En juin dernier, l’Agence nationale de la recherche (ANR) lançait le programme prioritaire de recherche « Cultiver et protéger autrement » dans le cadre des Investissements d’avenir pour permettre l’émergence, à l’horizon 2030-2040, d’une agriculture sans pesticides. Parmi les 10 projets lauréats, le projet FAST pour « Faciliter l’Action publique pour Sortir des pesTicides » est porté par un consortium d’économistes, de gestionnaires et de juristes du laboratoire Centre d’études et de coopération juridique interdisciplinaire - CECOJI (université de Poitiers). Participant au seul projet en sciences humaines et sociales retenu par l’ANR, le CECOJI se positionne ainsi comme leader national sur les questions juridiques en matière de transition vers une agriculture sans pesticides.

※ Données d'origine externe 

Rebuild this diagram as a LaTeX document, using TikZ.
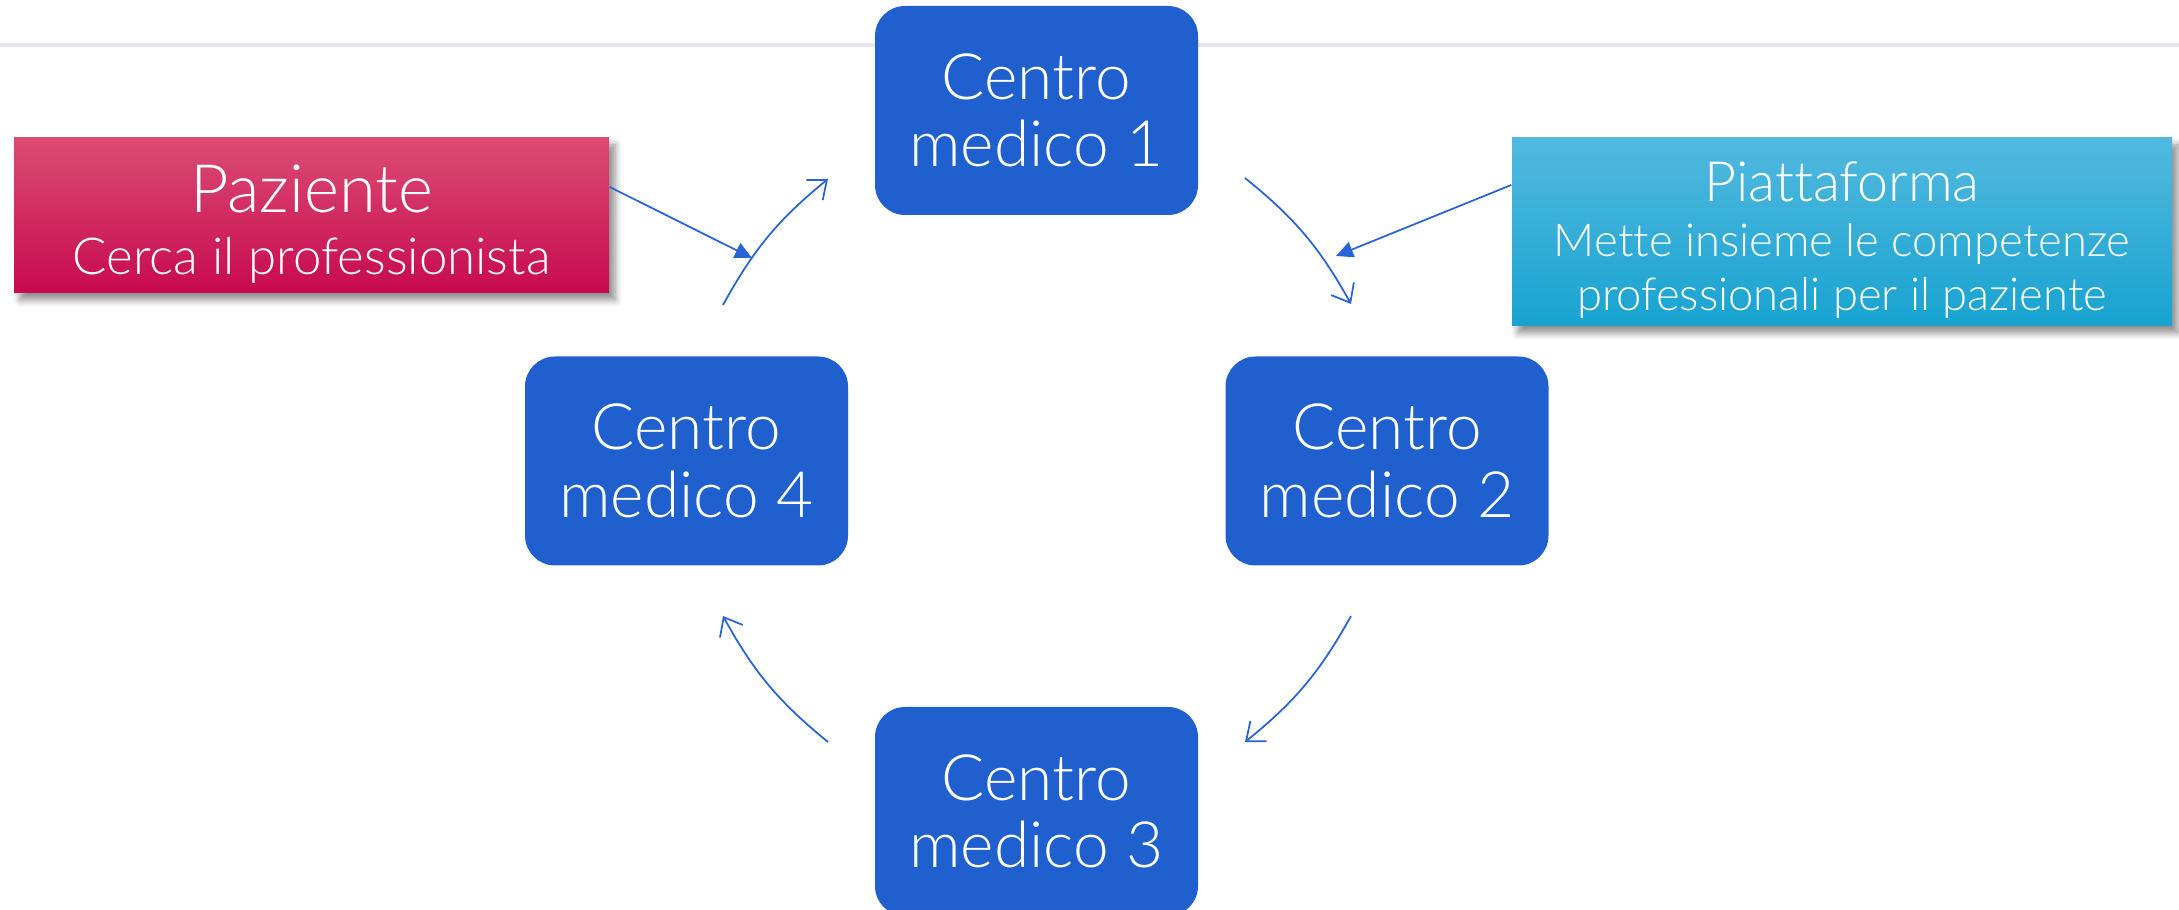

Le projet de l’ANR est ambitieux : trouver les solutions qui vont permettre de développer de nouvelles pratiques et de nouveaux systèmes de production agricole sans pesticides. Pendant 6 années, des chercheurs en sciences du végétal et sciences de l’ingénieur, des agronomes… vont tenter de trouver des alternatives à l’usage des pesticides. Si ces recherches sont primordiales, il est essentiel également de comprendre les déterminants socio-économiques actuels de l’utilisation des pesticides chez les agriculteurs, ainsi que ceux de la transition vers des systèmes de culture sans pesticides. Sur le plan économique, on constate des freins liés notamment au maintien des rendements et à la sécurisation des risques. On s’interroge sur ce qui, dans un avenir proche, va pouvoir déterminer le producteur à changer de pratique et quels impacts ce changement peut avoir sur les filières agricoles et les consommateurs. Le projet FAST s’intéresse également aux principes et aux textes juridiques qui vont déterminer la faisabilité et les conditions du changement.

Pour Benoît Grimonprez, Professeur de droit à l’université de Poitiers et responsable du volet juridique du projet FAST : « il n’y a pas une solution miracle, il faudra activer une pluralité de leviers. Aujourd’hui certains produits sont déjà interdits, mais nous ne sommes pas sortis des pesticides pour autant. Les politiques publiques qui seront mises en place devront à l’évidence faire dans la finesse et combiner différents instruments : interdictions, taxes, réallocation des aides, valorisation des produits sans pesticides ».

« Les mécanismes qui seront adoptés devront obligatoirement prendre la forme juridique » explique Benoît Grimonprez. « Les textes devront s’inscrire dans une architecture normative entre droits national, européen et international. C’est au droit que va revenir la tâche de créer une gouvernance sur le sujet, en déterminant qui décide, à quelle échelle (individuelle, collective, territoriale ?) et avec quels moyens ».

« Concrètement, nous allons nous employer à décortiquer le droit existant, voir quelles sont ses forces et ses faiblesses, pour proposer des pistes d’amélioration. Nous devons travailler sur une vue d’ensemble pour que tous les acteurs s’y retrouvent. Aujourd’hui, les pouvoirs publics traitent les sujets indépendamment les uns des autres sous la pression des industriels ou des associations de protection de l’environnement. Cela donne des décisions irréfléchies et relativement peu efficaces. Nous devons donc dégager des principes généraux qui vont guider l’action publique et ensuite inventer les outils techniques qui vont permettre sa mise en œuvre, qu’il s’agisse d’incitations, d’accompagnement ou d’interdiction ».

Ce travail s’inscrit dans l’axe « le végétal dans son environnement » développé par le CECOJI. Le projet mobilisera plusieurs chercheurs du laboratoire spécialisés en droit de l’agriculture, en droit de l’environnement mais également en droits fondamentaux et de l’Homme car la dimension sociétale du changement sera également importante. « Du point de vue juridique, la thématique des pesticides est encore peu explorée en France » explique le professeur de Droit. « Cet ANR va asseoir la reconnaissance de l’expertise du CECOJI dans ce domaine ». D’un point de vue plus personnel, Benoît Grimonprez qui travaille depuis plus de 15 ans sur la transition agro-écologique est enthousiaste à l’idée de contribuer aux travaux qui, il l’espère, permettront au modèle agricole de se transformer.